Circumnavigation

For ten years we've looked out our living room window at the modest range of mountains that separates the Gooseneck drainage from the Mill Creek drainage. I spend most of my riding time up there on a variety of dirt roads. I can get to the top of Dorn Peak and home in a couple hours and know I've done a couple thousand feet of hard climbing. For years it hasn't been much more than a suffer-fest. I never thought there was much to look at except my front tire. It's basically plantation ecosystems in various states of harvest or restoration. Pretty to look at from a distance but the charm seems to fall off fast when you're up there.

When you go on a hike, you almost certainly follow a trail. That trail exists to take you someplace lovely. When you take a mountain bike on a trail established for riding, you get to go fast through challenging terrain that provides a different but in many ways equally rewarding experience defined as much by movement as scenery. When you ride a bike on old logging roads, you are traveling to places where they cut trees down. What views there are tend to reveal whole mountain sides scarred with clear cuts. I understand the need for wood but on balance, I'd just as soon pretend I wasn't riding around in a huge farm.

Still, there are a few advantages to being here. You can clock miles and miles almost entirely alone. This summer I figured out the roads to go completely around Dorn Peak and drop in to the top of the Mill Creek drainage, following the creek about nine or ten miles back to Hwy 22.  The whole loop from the barn door is about 32 miles. Unlike my evening dashes up the ridge, this trip crossed enough gates to leave me quite on my own with lots of time to look and think.

As I climbed the road around Dorn I could have been riding on Leif Erickson Drive through Forest Park in Portland. Most of the trees were deciduous. It was cool and shady. The grade was gentle. The only hint that you were on the side of a steep mountain were the occasional huge rocks in the road that had tumbled down from above. As I got close to the top of the climb, a salamander with an electric blue tail darted across the road in front of me. I had never been here before. I had never seen such a thing. The flowers were still in full bloom up here. The mountains around me were a patchwork of clear cuts but nevertheless,  it was beautiful.
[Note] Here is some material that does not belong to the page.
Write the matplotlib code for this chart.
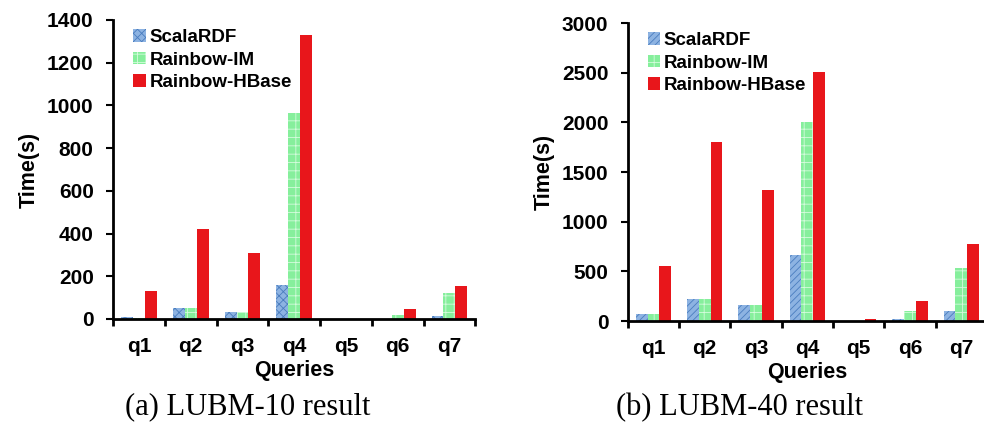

As I started to drop down into Mill Creek, I thought about how this year has unfolded. I thought about losing Gil. I thought about risk. Was it stupid of me to be riding out so far away from help. I thought about the logger who died this winter when his rig toppled off the bridge I was, at that moment,  riding over. I saw a heron take flight out of the creek that ran under that same bridge. I wondered if his soul took flight the same way. Do we fly? Does death work that way? Is it even fair to drape such clichés on our inevitable conclusion?

I was rolling fast down the last few miles. I passed massive logging equipment coming out of a recent cut. I passed the road coming down on my left that I use to connect to Mill Creek when I drop down from the ridge. I was back on familiar ground. Another mile and I'm at the big white gate that marks the beginning of the Weyerhaeuser property I had been riding down. The dirt road turned to asphalt. Mill Creek road intersected with 22 and I pedaled along the shoulder the few hundred yards to Gooseneck Road, looking at the casino buses headed back to Salem to drop of the recently fleeced and pick up a fresh batch to enrich the coffers of the tribes of the Grande Ronde.  Three miles up the road and I'm back where I started except that my mountains are beautiful to me in a whole new way.